Have you any pets?: Yep! Three diamond doves (wild-type Blue and his two white-rumped blue sons Silver and Ametrine), and two chinchillas (Dusty the mosaic and Sisu the TOV ebony). I'm considering getting a pigeon and getting back into planted fish tanks someday, but I'm holding off on those until I have more free time.
What sports have you played?: I played soccer for the city for two years? No sports other than that. I don't have that "competitive spirit", and I prefer solo exercise like hiking and swimming. (I have done horseriding as a random fun activity now and then, and I've... tried archery, the once. I have so little upper body strength I couldn't draw the bow and even though I was standing halfway up a driveway and the target was at the top, the arrow only went halfway there.)

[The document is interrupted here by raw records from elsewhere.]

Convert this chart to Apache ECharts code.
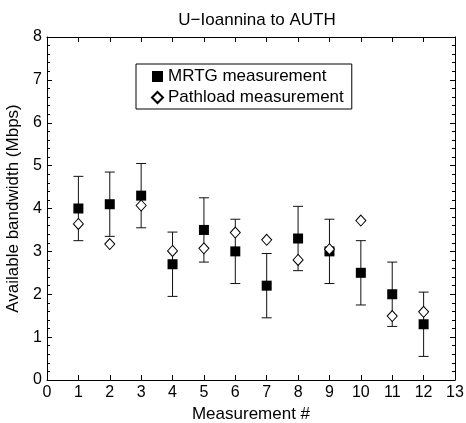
<!DOCTYPE html>
<html>
<head>
<meta charset="utf-8">
<script src="https://cdn.jsdelivr.net/npm/echarts@6/dist/echarts.min.js"></script>
<style>
  html, body { margin: 0; padding: 0; background: #fff; }
  #chart { width: 466px; height: 423px; }
</style>
</head>
<body>
<div id="chart"></div>
<script>
// measurement numbers
const measurements = [1, 2, 3, 4, 5, 6, 7, 8, 9, 10, 11, 12]
// MRTG mean and error half-width (Mbps)
const mrtgValues = [4.0, 4.1, 4.3, 2.7, 3.5, 3.0, 2.2, 3.3, 3.0, 2.5, 2.0, 1.3]
const mrtgErrors = [0.75, 0.75, 0.75, 0.75, 0.75, 0.75, 0.75, 0.75, 0.75, 0.75, 0.75, 0.75]
// pathload estimates (Mbps)
const pathloadValues = [3.64, 3.17, 4.07, 3.01, 3.07, 3.44, 3.27, 2.8, 3.05, 3.72, 1.49, 1.59]

const font = 'Liberation Sans, Arial, sans-serif'

let myChart = echarts.init(document.getElementById('chart'))

let errorData = measurements.map((m, i) => [m, mrtgValues[i] - mrtgErrors[i], mrtgValues[i] + mrtgErrors[i]])

// common axis look: inward ticks, black line
let axisBase = {
  type: 'value',
  axisLine: { show: true, onZero: false, lineStyle: { color: '#000', width: 1 } },
  axisTick: { show: true, inside: true, length: 5, lineStyle: { color: '#000' } },
  splitLine: { show: false },
  axisLabel: { color: '#000', fontFamily: font, fontSize: 16, margin: 5 }
}

let option = {
  animation: false,
  backgroundColor: '#fff',
  title: {
    text: 'U\u2212Ioannina to AUTH',
    left: 252,
    textAlign: 'center',
    top: 7,
    textStyle: { fontFamily: font, fontSize: 17, fontWeight: 'normal', color: '#000' }
  },
  grid: { left: 47, right: 11, top: 37, bottom: 43, outerBoundsMode: 'none' },
  legend: {
    orient: 'vertical',
    left: 136,
    top: 64,
    borderColor: '#000',
    borderWidth: 1,
    padding: [4, 8, 3, 15],
    itemGap: 4,
    itemWidth: 11,
    itemHeight: 11,
    textStyle: { fontFamily: font, fontSize: 17, color: '#000' },
    data: [
      { name: 'MRTG measurement', icon: 'rect' },
      { name: 'Pathload measurement', icon: 'diamond' }
    ]
  },
  xAxis: [
    Object.assign({}, axisBase, {
      min: 0, max: 13, interval: 1,
      name: 'Measurement #',
      nameLocation: 'middle',
      nameGap: 26,
      nameTextStyle: { fontFamily: font, fontSize: 17, color: '#000' }
    }),
    Object.assign({}, axisBase, {
      position: 'top',
      min: 0, max: 13, interval: 1,
      axisLabel: { show: false }
    })
  ],
  yAxis: [
    Object.assign({}, axisBase, {
      min: 0, max: 8, interval: 1,
      name: 'Available bandwidth (Mbps)',
      nameLocation: 'middle',
      nameGap: 24,
      nameTextStyle: { fontFamily: font, fontSize: 17, color: '#000' },
      minorTick: { show: true, splitNumber: 5, length: 3, lineStyle: { color: '#000' } }
    }),
    Object.assign({}, axisBase, {
      position: 'right',
      min: 0, max: 8, interval: 1,
      axisLabel: { show: false },
      minorTick: { show: true, splitNumber: 5, length: 3, lineStyle: { color: '#000' } }
    })
  ],
  series: [
    {
      name: 'errorbars',
      type: 'custom',
      silent: true,
      z: 1,
      renderItem(params, api) {
        let x = api.value(0)
        let lo = api.coord([x, api.value(1)])
        let hi = api.coord([x, api.value(2)])
        let w = 5
        let style = { stroke: '#111', lineWidth: 1 }
        return {
          type: 'group',
          children: [
            { type: 'line', shape: { x1: lo[0], y1: lo[1], x2: hi[0], y2: hi[1] }, style },
            { type: 'line', shape: { x1: lo[0] - w, y1: lo[1], x2: lo[0] + w, y2: lo[1] }, style },
            { type: 'line', shape: { x1: hi[0] - w, y1: hi[1], x2: hi[0] + w, y2: hi[1] }, style }
          ]
        }
      },
      data: errorData
    },
    {
      name: 'MRTG measurement',
      type: 'scatter',
      symbol: 'rect',
      symbolSize: 10,
      z: 3,
      itemStyle: { color: '#000', opacity: 1 },
      data: measurements.map((m, i) => [m, mrtgValues[i]])
    },
    {
      name: 'Pathload measurement',
      type: 'scatter',
      symbol: 'diamond',
      symbolSize: [10, 11],
      z: 4,
      itemStyle: { color: '#fff', borderColor: '#000', borderWidth: 1, opacity: 1 },
      data: measurements.map((m, i) => [m, pathloadValues[i]])
    }
  ]
}

myChart.setOption(option)
</script>
</body>
</html>
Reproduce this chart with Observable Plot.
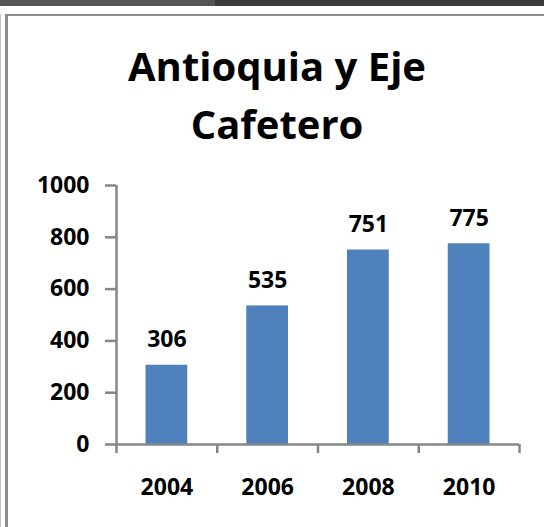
<!DOCTYPE html>
<html>
<head>
<meta charset="utf-8">
<script src="https://cdn.jsdelivr.net/npm/d3@7"></script>
<script src="https://cdn.jsdelivr.net/npm/@observablehq/plot@0.6"></script>
<style>
  html, body { margin: 0; padding: 0; background: #fff; }
  body { width: 544px; height: 527px; position: relative; overflow: hidden; font-family: "Open Sans", sans-serif; }
  #topband { position: absolute; left: 0; top: 0; width: 215px; height: 6px; background: #555; }
  #topband2 { position: absolute; left: 215px; top: 0; width: 329px; height: 6px; background: #3c3c3c; }
  #frame { position: absolute; left: 5px; top: 14px; width: 600px; height: 600px; border-left: 3px solid #8c8c8c; border-top: 2px solid #8c8c8c; box-sizing: border-box; }
  #edge { position: absolute; left: 0; top: 14px; width: 1px; height: 513px; background: #c4c4c4; }
  #title { position: absolute; left: 77px; top: 37px; width: 400px; text-align: center; font-family: "Open Sans", sans-serif; font-weight: bold; font-size: 40px; line-height: 58px; color: #000; }
  #chart { position: absolute; left: 0; top: 0; }
</style>
</head>
<body>
<div id="topband"></div>
<div id="topband2"></div>
<div id="edge"></div>
<div id="frame"></div>
<div id="title">Antioquia y Eje<br>Cafetero</div>
<div id="chart"></div>
<script>
const years = [2004, 2006, 2008, 2010];
const values = [306, 535, 751, 775];
const yTicks = [0, 200, 400, 600, 800, 1000];
const categoryEdges = [2003, 2005, 2007, 2009, 2011];

const data = years.map((year, i) => ({year, value: values[i]}));
const axisColor = "#868686";

const chart = Plot.plot({
  width: 544,
  height: 527,
  marginTop: 185,
  marginBottom: 83,
  marginLeft: 116,
  marginRight: 25,
  style: {fontFamily: "Open Sans, sans-serif", fontSize: "23px", fontWeight: "bold", color: "#000", background: "transparent"},
  x: {type: "linear", domain: [2003, 2011]},
  y: {domain: [0, 1000]},
  marks: [
    Plot.rectY(data, {x1: d => d.year - 1, x2: d => d.year + 1, y1: 0, y2: "value", fill: "#4F81BD", insetLeft: 29.5, insetRight: 29.5}),
    Plot.text(data, {x: "year", y: "value", text: d => String(d.value), lineAnchor: "bottom", dy: -18, fill: "#000", fontWeight: "bold", fontSize: 23}),
    Plot.ruleX([2003], {y1: 0, y2: 1000, stroke: axisColor, strokeWidth: 2.5}),
    Plot.ruleY([0], {x1: 2003, x2: 2011, stroke: axisColor, strokeWidth: 2.5}),
    Plot.ruleX(categoryEdges, {x: d => d, y1: 0, y2: 0, insetBottom: -9, stroke: axisColor, strokeWidth: 2.5}),
    Plot.axisY({ticks: yTicks, tickSize: 11, tickPadding: 16, stroke: axisColor, strokeWidth: 2.5, tickFormat: d => String(d), label: null, fill: "#000", fontSize: 23, fontWeight: "bold"}),
    Plot.axisX({ticks: years, tickSize: 0, tickPadding: 34, tickFormat: d => String(d), label: null, fill: "#000", fontSize: 23, fontWeight: "bold"})
  ]
});
document.getElementById("chart").appendChild(chart);
</script>
</body>
</html>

How tall are you?: 5'4! (I used to think it was 5'3.5, because doctors can't seem to agree if my height is 5'3 or 5'4, but I had someone measure me and we both agreed I'm actually 5'4.)
Favorite subject in school?: Possibly English? Surprisingly I didn't like Creative Writing as much as I thought I would, because I don't like being told WHAT to write or HOW to write it. But I also really loved art, choir, Latin, and science! And in college, I ADORED anthropology and Comparative World Religions. I also really liked my etymology courses!
Dream job?: No job at all!~ If I was able to choose my office hours (i.e., not run myself ragged) and go to school for free, I think I would make a very good exotics veterinarian. Particularly for birds. But the reality is that would put me in debt for LIFE, and the hours are grueling, and though I think I could handle the emotional toll of seeing pets suffering and the occasional euthanasia, my emet*phobia makes v*ing animals a nasty trigger (part of why I'd want to work with birds tbh), and I CAN'T handle the emotional toll of people knowing their animals are suffering and simply not caring. (I loved working at the pet store, but I saw that so often it broke my faith in humanity for a little while.) Or they can't afford the treatment their dearly beloved pets need and the kindest option is to put them down to spare them the suffering of dying a slow death from it.
One of my dreams though is to found a charity to help people pay their vet bills! Other dream jobs include being able to make a living through translation (reality: incredibly unstable pay and having to self-market), or through some sort of neopagan spirituality (reality: there's very little money in that unless you want to publish a book through Llewellyn or something, which has a whole host of issues with misinformation and editing books to suit their perspective rather than yours), or travel (that COSTS money, not MAKING money), or breeding birds or chinchillas (very expensive hobby, and there's a reason most people do it as a HOBBY and not their primary income, because the customer base is unreliable and Taking Good Care of A Whole Lot of Animals is expensive, both monetarily and in time cost).
So ultimately, I do not want a job. Working on it, but that's gonna take a few years before I can ever get to the point of leaving the job world behind forever! My dream job is no job at all, and all the time and money in the world to travel and learn languages and own all the animals I can take care of and practicing my spirituality and being a part of that community to my heart's (and soul's!) content.